Atos 26

1 Then Agrippa said to Paul, It is granted to you to speak for yourself. Then Paul, stretching forth his hand, made his defense.

2 I esteem myself happy, King Agrippa, that I am this day to make my defense before you, concerning all those things of which I am accused by the Jews;

3 especially as you are acquainted with all the customs and questions among the Jews: wherefore, I entreat you, that you will hear me with patience.

4 The manner of my life, from my youth, which, from the beginning, was spent among my own nation, in Jerusalem, is known to all the Jews;

5 who knew me from the first, (if they would testify,) that, according to the strictest sect of our religion, I lived a Pharisee.

6 And now I stand in judgment for the hope of that promise, which was made by God to our fathers:

7 to which promise, our twelve tribes, worshiping continually, night and day, hope to attain: concerning which hope, King Agrippa, I am accused by the Jews.

8 Why should it be judged an incredible thing, by you, that God should raise the dead?

9 I, indeed, thought with myself, that I ought to do many things contrary to the name of Jesus, the Nazarene.

10 Which, accordingly, I did in Jerusalem; and I shut up many of the saints in prison, having received authority from the chief priests.
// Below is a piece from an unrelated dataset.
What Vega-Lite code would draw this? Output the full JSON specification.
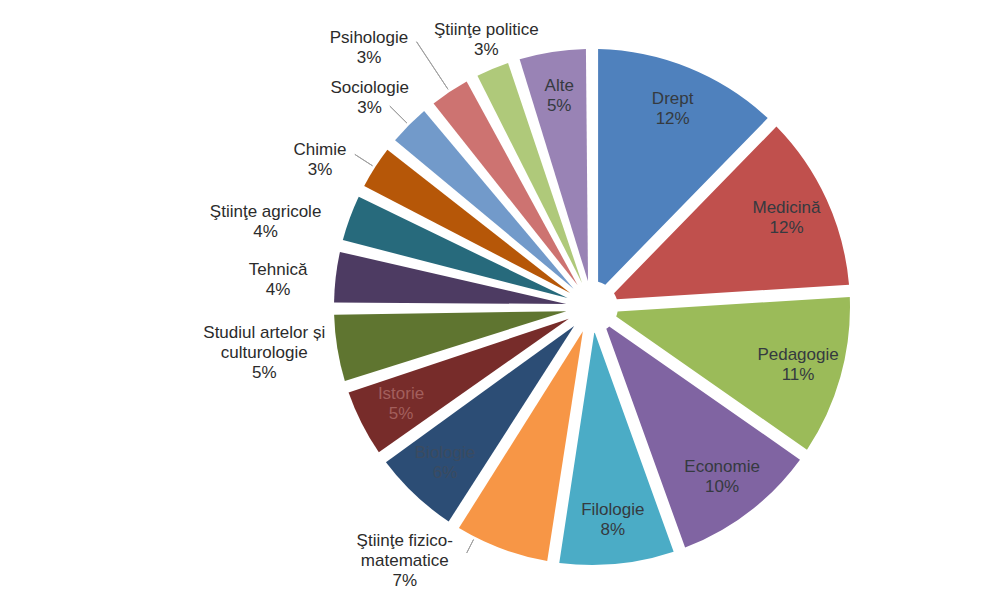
{
  "$schema": "https://vega.github.io/schema/vega-lite/v6.json",
  "width": 516,
  "height": 516,
  "autosize": {"type": "none"},
  "padding": {"left": 334, "top": 49, "right": 150, "bottom": 27},
  "background": "white",
  "config": {"view": {"stroke": null}, "text": {"font": "Liberation Sans"}},
  "data": {
    "values": [
      {"i": 1, "cat": "Drept", "v": 12.3},
      {"i": 2, "cat": "Medicină", "v": 11.7},
      {"i": 3, "cat": "Pedagogie", "v": 10.7},
      {"i": 4, "cat": "Economie", "v": 9.8},
      {"i": 5, "cat": "Filologie", "v": 7.9},
      {"i": 6, "cat": "Ştiinţe fizico-\nmatematice", "v": 6.6},
      {"i": 7, "cat": "Biologie", "v": 6.1},
      {"i": 8, "cat": "Istorie", "v": 4.9},
      {"i": 9, "cat": "Studiul artelor și\nculturologie", "v": 4.9},
      {"i": 10, "cat": "Tehnică", "v": 3.9},
      {"i": 11, "cat": "Ştiinţe agricole", "v": 3.6},
      {"i": 12, "cat": "Chimie", "v": 3.4},
      {"i": 13, "cat": "Sociologie", "v": 3.3},
      {"i": 14, "cat": "Psihologie", "v": 3.2},
      {"i": 15, "cat": "Ştiinţe politice", "v": 2.8},
      {"i": 16, "cat": "Alte", "v": 4.9}
    ]
  },
  "transform": [
    {"stack": "v", "groupby": [], "sort": [{"field": "i", "order": "ascending"}], "as": ["s0", "s1"]},
    {"calculate": "(datum.s0 + datum.s1) / 2", "as": "mid"},
    {"calculate": "datum.cat + '\\n' + format(datum.v, '.0f') + '%'", "as": "lbl"}
  ],
  "layer": [
    {
      "mark": {"type": "arc", "outerRadius": 258, "innerRadius": 26, "padAngle": 0.047},
      "encoding": {
        "theta": {"field": "s0", "type": "quantitative", "stack": null, "scale": {"domain": [0, 100]}},
        "theta2": {"field": "s1"},
        "color": {
          "field": "cat",
          "type": "nominal",
          "legend": null,
          "scale": {
            "domain": ["Drept", "Medicină", "Pedagogie", "Economie", "Filologie", "Ştiinţe fizico-\nmatematice", "Biologie", "Istorie", "Studiul artelor și\nculturologie", "Tehnică", "Ştiinţe agricole", "Chimie", "Sociologie", "Psihologie", "Ştiinţe politice", "Alte"],
            "range": ["#4F81BD", "#C0504D", "#9BBB59", "#8064A2", "#4BACC6", "#F79646", "#2C4D75", "#772C2A", "#5F7530", "#4D3B62", "#276A7C", "#B65708", "#729ACA", "#CD7371", "#AFC97A", "#9983B5"]
          }
        }
      }
    },
    {
      "transform": [{"filter": "indexof([1, 2, 3, 4, 5, 7, 8, 16], datum.i) >= 0"}],
      "mark": {"type": "text", "radius": 214, "dy": -10, "fontSize": 17, "lineHeight": 20, "lineBreak": "\n", "align": "center", "baseline": "middle"},
      "encoding": {
        "theta": {"field": "mid", "type": "quantitative", "stack": null, "scale": {"domain": [0, 100]}},
        "text": {"field": "lbl"},
        "color": {
          "condition": [
            {"test": "datum.i === 8", "value": "#a35f5c"},
            {"test": "datum.i === 7", "value": "#3b4b60"}
          ],
          "value": "#353a40"
        }
      }
    },
    {
      "transform": [{"filter": "datum.i === 15"}],
      "mark": {"type": "text", "radius": 287, "dx": 5, "dy": -12, "fontSize": 17, "lineHeight": 20, "lineBreak": "\n", "align": "center", "baseline": "middle", "color": "#2b2b2b"},
      "encoding": {"theta": {"field": "mid", "type": "quantitative", "stack": null, "scale": {"domain": [0, 100]}}, "text": {"field": "lbl"}}
    },
    {
      "transform": [{"filter": "datum.i === 14"}],
      "mark": {"type": "text", "radius": 339, "dx": -36, "dy": 14, "fontSize": 17, "lineHeight": 20, "lineBreak": "\n", "align": "center", "baseline": "middle", "color": "#2b2b2b"},
      "encoding": {"theta": {"field": "mid", "type": "quantitative", "stack": null, "scale": {"domain": [0, 100]}}, "text": {"field": "lbl"}}
    },
    {
      "transform": [{"filter": "datum.i === 13"}],
      "mark": {"type": "text", "radius": 305, "dx": -6, "dy": -4, "fontSize": 17, "lineHeight": 20, "lineBreak": "\n", "align": "center", "baseline": "middle", "color": "#2b2b2b"},
      "encoding": {"theta": {"field": "mid", "type": "quantitative", "stack": null, "scale": {"domain": [0, 100]}}, "text": {"field": "lbl"}}
    },
    {
      "transform": [{"filter": "datum.i === 12"}],
      "mark": {"type": "text", "radius": 308, "dx": -13, "dy": 10, "fontSize": 17, "lineHeight": 20, "lineBreak": "\n", "align": "center", "baseline": "middle", "color": "#2b2b2b"},
      "encoding": {"theta": {"field": "mid", "type": "quantitative", "stack": null, "scale": {"domain": [0, 100]}}, "text": {"field": "lbl"}}
    },
    {
      "transform": [{"filter": "datum.i === 11"}],
      "mark": {"type": "text", "radius": 336, "dx": -11, "dy": 21, "fontSize": 17, "lineHeight": 20, "lineBreak": "\n", "align": "center", "baseline": "middle", "color": "#2b2b2b"},
      "encoding": {"theta": {"field": "mid", "type": "quantitative", "stack": null, "scale": {"domain": [0, 100]}}, "text": {"field": "lbl"}}
    },
    {
      "transform": [{"filter": "datum.i === 10"}],
      "mark": {"type": "text", "radius": 315, "dx": -1, "dy": 0, "fontSize": 17, "lineHeight": 20, "lineBreak": "\n", "align": "center", "baseline": "middle", "color": "#2b2b2b"},
      "encoding": {"theta": {"field": "mid", "type": "quantitative", "stack": null, "scale": {"domain": [0, 100]}}, "text": {"field": "lbl"}}
    },
    {
      "transform": [{"filter": "datum.i === 9"}],
      "mark": {"type": "text", "radius": 331, "dx": -1, "dy": -27, "fontSize": 17, "lineHeight": 20, "lineBreak": "\n", "align": "center", "baseline": "middle", "color": "#2b2b2b"},
      "encoding": {"theta": {"field": "mid", "type": "quantitative", "stack": null, "scale": {"domain": [0, 100]}}, "text": {"field": "lbl"}}
    },
    {
      "transform": [{"filter": "datum.i === 6"}],
      "mark": {"type": "text", "radius": 303, "dx": -81, "dy": -50, "fontSize": 17, "lineHeight": 20, "lineBreak": "\n", "align": "center", "baseline": "middle", "color": "#2b2b2b"},
      "encoding": {"theta": {"field": "mid", "type": "quantitative", "stack": null, "scale": {"domain": [0, 100]}}, "text": {"field": "lbl"}}
    },
    {
      "transform": [{"filter": "datum.i === 14"}],
      "mark": {"type": "arc", "radius": 318, "radius2": 261, "filled": false, "color": "#a0a0a0", "strokeWidth": 1},
      "encoding": {"theta": {"field": "mid", "type": "quantitative", "stack": null, "scale": {"domain": [0, 100]}}, "theta2": {"field": "mid"}}
    },
    {
      "transform": [{"filter": "datum.i === 13"}],
      "mark": {"type": "arc", "radius": 285, "radius2": 261, "filled": false, "color": "#a0a0a0", "strokeWidth": 1},
      "encoding": {"theta": {"field": "mid", "type": "quantitative", "stack": null, "scale": {"domain": [0, 100]}}, "theta2": {"field": "mid"}}
    },
    {
      "transform": [{"filter": "datum.i === 12"}],
      "mark": {"type": "arc", "radius": 282, "radius2": 261, "filled": false, "color": "#a0a0a0", "strokeWidth": 1},
      "encoding": {"theta": {"field": "mid", "type": "quantitative", "stack": null, "scale": {"domain": [0, 100]}}, "theta2": {"field": "mid"}}
    },
    {
      "transform": [{"filter": "datum.i === 6"}],
      "mark": {"type": "arc", "radius": 276, "radius2": 261, "thetaOffset": 0.113, "theta2Offset": 0.113, "filled": false, "color": "#a0a0a0", "strokeWidth": 1},
      "encoding": {"theta": {"field": "mid", "type": "quantitative", "stack": null, "scale": {"domain": [0, 100]}}, "theta2": {"field": "mid"}}
    }
  ]
}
And when some of them were killed, I gave my vote against them:

11 and frequently punishing them in all the synagogues, I compelled them to blaspheme: and being exceedingly mad against them, I persecuted them even to foreign cities.

12 With this view, I was going to Damascus, with authority and commission from the chief priests;

13 at mid-day, on the road, King Agrippa, I saw a light from heaven, exceeding the splendor of the sun, shining about me, and those who traveled with me.

14 And when we were all fallen down to the earth, I heard a voice speaking to me, and saying, in the Hebrew language, Saul, Saul, why do you persecute me? It is hard for you to kick against the goads.

15 And I said, Who art thou, Lord? And he said, I am Jesus, whom you persecute.

16 But arise, and stand upon your feet, for to this purpose I have appeared to you, to ordain you a minister and a witness, both of the things which you have seen, and of those which I will hereafter show you:

17 delivering you from the people, and from the Gentiles; to whom I now send you-

18 to open their eyes, to turn them from darkness to light, and from darkness to light, and from the power of Satan to God; that they may receive forgiveness of sons, and an inheritance amongst the sanctified, through faith in me.

19 From that time, King Agrippa, I was not disobedient to the heavenly vision:

20 but declared, first to them at Damascus, and at Jerusalem, and through all the country of Judea; and then to the Gentiles, that they should reform, and return to God, performing deeds worthy of reformation.

21 On account of these things, the Jews seizing me in the temple, attempted to have killed me with their own hands.

22 Having, therefore, obtained help from God, I continue, till this day, testifying both to small and great, saying nothing but what the prophets and Moses have declared would be;

23 that the Messiah would be a sufferer-would be first of a resurrection from the dead-would give light to the people, and to the Gentiles.

24 And as he was thus making his defense, Festus said, with a loud voice, Paul, you are distracted: much learning drives you to madness.

25 But he replied, I am not mad, most noble Festus, but utter the words of truth and soberness.

26 For the king knows of these things; to whom, also, I speak with freedom: for I am persuaded none of these things are hid from him, for this was not done in a corner.

27 King Agrippa! do you believe the prophets? I know that you believe.

28 Then Agrippa said to Paul, You almost persuade me to be a Christian.

29 And Paul said, I would to God that, not only you, but also all that hear me this day, were both almost and altogether such as I am, except these chains.

30 And as he said this, the king arose, and the governor, and Bernice, and those who sat with them.

31 And when they had retired, they spoke one with another, saying, This man has done nothing worthy of death, or of bonds.

32 And Agrippa said to Festus, This man might have been set at liberty, if he had not appealed to Cesar.